ECU Food Security

This is an old revision of the document!

API Load

These are the import flags for the Python3 script. Necessary libraries should be loaded via pip3 and ran in the virtual env:

import requests
import pandas as pd
from sqlalchemy import create_engine, types as sql_types
from datetime import *
from urllib.parse import urlencode, urljoin
import sys

This function is used to construct the API call. To load a different data set, change the BASEURL variable and the app_identifier (and any other compulsory vars):

def build_url():
        BASEURL = "https://hapi.humdata.org/api/v2/"
        ENDPOINT = sys.argv[2]
 
        params = {
                "app_identifier": "RUNVRm9vZFNlYzphdG5ldmluQG91ci5lY3UuZWR1LmF1",
                "start_date": sys.argv[1],
                "end_date": date.today(),
                "output_format":"json",
                "offset":"0",
                "location_code":"MOZ"
                }
        full_path = BASEURL + ENDPOINT + "?" + urlencode(params)
        return full_path

This function will map a JSON data type to an SQL equivalent for table creation:

def map_dtype(dtype):
    if pd.api.types.is_integer_dtype(dtype):
        return sql_types.INTEGER()
    elif pd.api.types.is_float_dtype(dtype):
        return sql_types.FLOAT()
    elif pd.api.types.is_datetime64_any_dtype(dtype):
        return sql_types.DATETIME()
    elif datetime_valid(dtype):
        return sql_types.DATETIME()
    else:
        return sql_types.VARCHAR(length=255)

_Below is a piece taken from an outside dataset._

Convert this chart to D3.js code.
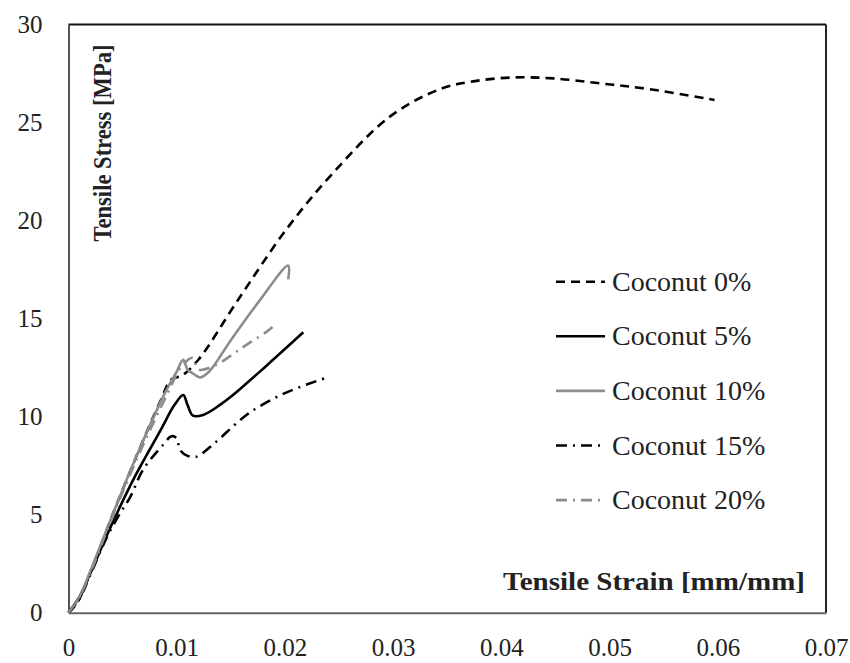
<!DOCTYPE html>
<html>
<head>
<meta charset="utf-8">
<script src="https://cdn.jsdelivr.net/npm/d3@7"></script>
<style>
  body { margin: 0; background: #fff; }
  svg text { font-family: "Liberation Serif", "Times New Roman", serif; fill: #222; }
</style>
</head>
<body>
<svg id="chart" width="850" height="663"></svg>
<script>
// strain [mm/mm], stress [MPa]
var coconut0 = [[0,0],[0.0008,0.5],[0.002,2.0],[0.004,4.9],[0.0066,8.4],[0.0085,10.8],[0.0095,11.9],
    [0.0105,12.1],[0.012,12.9],[0.0156,15.9],[0.0202,19.6],[0.0244,22.4],[0.0297,25.3],[0.0343,26.7],
    [0.0374,27.1],[0.0411,27.3],[0.0448,27.25],[0.0491,27.0],[0.0537,26.7],[0.0597,26.15]]
var coconut5 = [[0,0],[0.001,0.8],[0.002,2.0],[0.004,4.5],[0.006,6.8],[0.0085,9.3],[0.0098,10.6],
    [0.0106,11.1],[0.011,10.6],[0.0115,10.05],[0.0125,10.1],[0.014,10.6],[0.0152,11.1],[0.0183,12.6],[0.0217,14.3]]
var coconut10 = [[0,0],[0.001,0.8],[0.002,2.1],[0.004,4.9],[0.0066,8.4],[0.009,11.3],[0.0100,12.3],
    [0.0106,12.9],[0.0110,12.4],[0.0115,12.2],[0.0122,12.0],[0.0130,12.3],[0.0150,13.9],[0.0175,15.8],
    [0.0203,17.7],[0.0203,17.0]]
var coconut15 = [[0,0],[0.001,0.7],[0.002,1.9],[0.0035,3.8],[0.0048,5.1],[0.0057,5.9],[0.0069,7.3],
    [0.0088,8.6],[0.0095,9.0],[0.0100,8.9],[0.0103,8.3],[0.011,8.0],[0.0118,7.95],[0.0134,8.6],
    [0.0158,9.8],[0.017,10.3],[0.020,11.2],[0.0239,12.0]]
var coconut20 = [[0,0],[0.001,0.8],[0.002,2.0],[0.004,4.8],[0.0066,8.2],[0.009,11.0],[0.0105,12.6],
    [0.0115,13.0],[0.012,12.4],[0.0135,12.6],[0.016,13.5],[0.0189,14.6],[0.0191,14.8]]

var seriesNames = ['Coconut 0%', 'Coconut 5%', 'Coconut 10%', 'Coconut 15%', 'Coconut 20%']
var seriesData = [coconut0, coconut5, coconut10, coconut15, coconut20]
var xTicks = [0, 0.01, 0.02, 0.03, 0.04, 0.05, 0.06, 0.07]
var yTicks = [0, 5, 10, 15, 20, 25, 30]

var styles = [
    {color: '#000', dash: '9,6'},
    {color: '#000', dash: null},
    {color: '#8c8c8c', dash: null},
    {color: '#000', dash: '11,6,2,6'},
    {color: '#8c8c8c', dash: '11,6,2,6'}
]

var svg = d3.select('#chart')
var plotLeft = 68.5, plotRight = 826, plotTop = 24.5, plotBottom = 612.7

var x = d3.scaleLinear().domain([0, 0.07]).range([plotLeft, plotRight])
var y = d3.scaleLinear().domain([0, 30]).range([plotBottom, plotTop])

// frame
svg.append('line').attr('x1', plotLeft).attr('x2', plotRight).attr('y1', plotTop).attr('y2', plotTop)
    .attr('stroke', '#111').attr('stroke-width', 2)
svg.append('line').attr('x1', plotRight).attr('x2', plotRight).attr('y1', plotTop).attr('y2', plotBottom)
    .attr('stroke', '#222').attr('stroke-width', 2)

var xAxis = svg.append('g').attr('transform', 'translate(0,' + plotBottom + ')')
    .call(d3.axisBottom(x).tickValues(xTicks).tickSize(0).tickPadding(26)
        .tickFormat(function(d) { return d === 0 ? '0' : d3.format('.2f')(d) }))
var yAxis = svg.append('g').attr('transform', 'translate(' + plotLeft + ',0)')
    .call(d3.axisLeft(y).tickValues(yTicks).tickSize(0).tickPadding(26))

xAxis.select('.domain').attr('stroke', '#666').attr('stroke-width', 2)
yAxis.select('.domain').attr('stroke', '#555').attr('stroke-width', 2)
svg.selectAll('.tick text').attr('font-family', '"Liberation Serif", serif')
    .attr('font-size', 25).attr('fill', '#222')

var line = d3.line()
    .x(function(d) { return x(d[0]) })
    .y(function(d) { return y(d[1]) })
    .curve(d3.curveCatmullRom.alpha(0.5))

svg.selectAll('.curve')
    .data(seriesData)
    .enter().append('path')
    .attr('class', 'curve')
    .attr('d', line)
    .attr('fill', 'none')
    .attr('stroke', function(d, i) { return styles[i].color })
    .attr('stroke-width', 2.6)
    .attr('stroke-dasharray', function(d, i) { return styles[i].dash })

// axis titles
svg.append('text')
    .attr('x', 805).attr('y', 590)
    .attr('text-anchor', 'end')
    .attr('font-weight', 'bold').attr('font-size', 26)
    .attr('textLength', 302).attr('lengthAdjust', 'spacingAndGlyphs')
    .text('Tensile Strain [mm/mm]')

svg.append('text')
    .attr('transform', 'translate(111,143) rotate(-90)')
    .attr('text-anchor', 'middle')
    .attr('font-weight', 'bold').attr('font-size', 25)
    .attr('textLength', 197).attr('lengthAdjust', 'spacingAndGlyphs')
    .text('Tensile Stress [MPa]')

// legend
var legend = svg.selectAll('.legend')
    .data(seriesNames)
    .enter().append('g')
    .attr('class', 'legend')
    .attr('transform', function(d, i) { return 'translate(556,' + (281.7 + i * 54.6) + ')' })

legend.append('line')
    .attr('x1', 0).attr('x2', 49).attr('y1', 0).attr('y2', 0)
    .attr('stroke', function(d, i) { return styles[i].color })
    .attr('stroke-width', 2.6)
    .attr('stroke-dasharray', function(d, i) { return styles[i].dash })

legend.append('text')
    .attr('x', 56).attr('y', 9)
    .attr('font-size', 28)
    .text(function(d) { return d })
</script>
</body>
</html>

Use this to scan for an ISO datetime variable (this is an obscure data type and needs it's own func):

def datetime_valid(dt_str):
        print(dt_str)
        try:
                datetime.fromisoformat(dt_str)
        except:
                return False
        return True

Input validation is then done (and kicks off the main part of our function):

if(len(sys.argv) < 4):
        print("Not enough arguments provided")
        print("python3 load.py <start_date> <endpoint> <table_name>")
        print("python3 load.py 2020-01-01 food-security-nutrition-poverty/poverty-rate IDX_PovRate")
        sys.exit("")

Build endpoint using our function above, then fire the web request, save the data as JSON:

response = requests.get(build_url())
response.raise_for_status()
raw_data = response.json()

Normalize and flatten data using pandas library:

if isinstance(raw_data, dict):
    records = raw_data.get("data", raw_data)
else:
    records = raw_data
 
 
df = pd.json_normalize(records)

Connect to the database, create the table, print output, finish:

engine = create_engine(f"mysql+mysqldb://{username}:{password}@{host}/{database}")
 
# Step 5: Create table and insert data
df.to_sql(name=table_name, con=engine, if_exists='replace', index=False, dtype=dtype_mapping)
 
print("Table created and data inserted successfully!")

Specific database connection details are omitted.